R : Un moyen de fuir ce que tu es est de t'exprimer de cette manière. Avec ce type de langage, nous entrons dans le domaine de la spiritualité mentale. Alors même que l’on parle d’une réalité qui est déjà présente, nous nous en éloignons. C’est une question de présence à ce qui est dit, d’énergie et la façon d’énoncer les choses. Dès qu’il y a une complication, une circonvolution mentale, il y a quelque chose comme une fuite.
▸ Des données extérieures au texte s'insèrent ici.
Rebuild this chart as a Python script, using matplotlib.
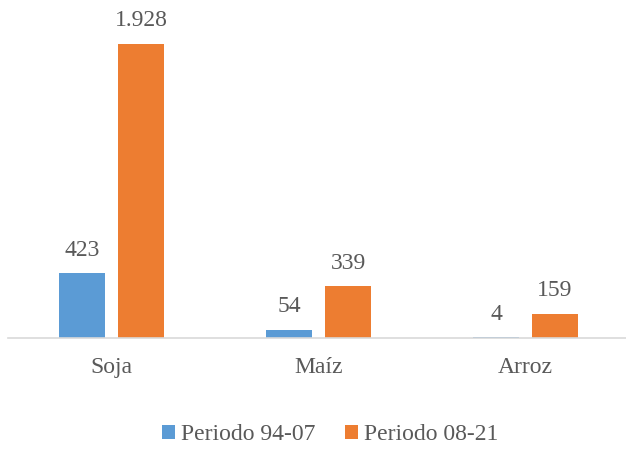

Et, en conséquence, « je ne suis pas ce que je suis » parce que « je suis dans ma tête ».

 

Q : Je n’ai pas dit que je ne suis pas ce que je suis mais au contraire que je ne peux pas éviter d’être ce que je suis.

 

R : Sauf maintenant, justement, à cause de ce langage qui veut garder la distance… avec quoi ?

 

Q : Ce point de rupture n’est-il pas une vision du coureur, le coureur qui trébuche et réalise que sa course est inutile, qu’il fait fausse route ?

 

R : Le sens de cette conversation vient d’une expérience que je fais couramment en parlant à certaines personnes : dans le cours du dialogue, il peut y avoir une rupture. C’est la seule raison de cette conversation, sans quoi nous gagnerions à nous taire. Nous parlons beaucoup trop.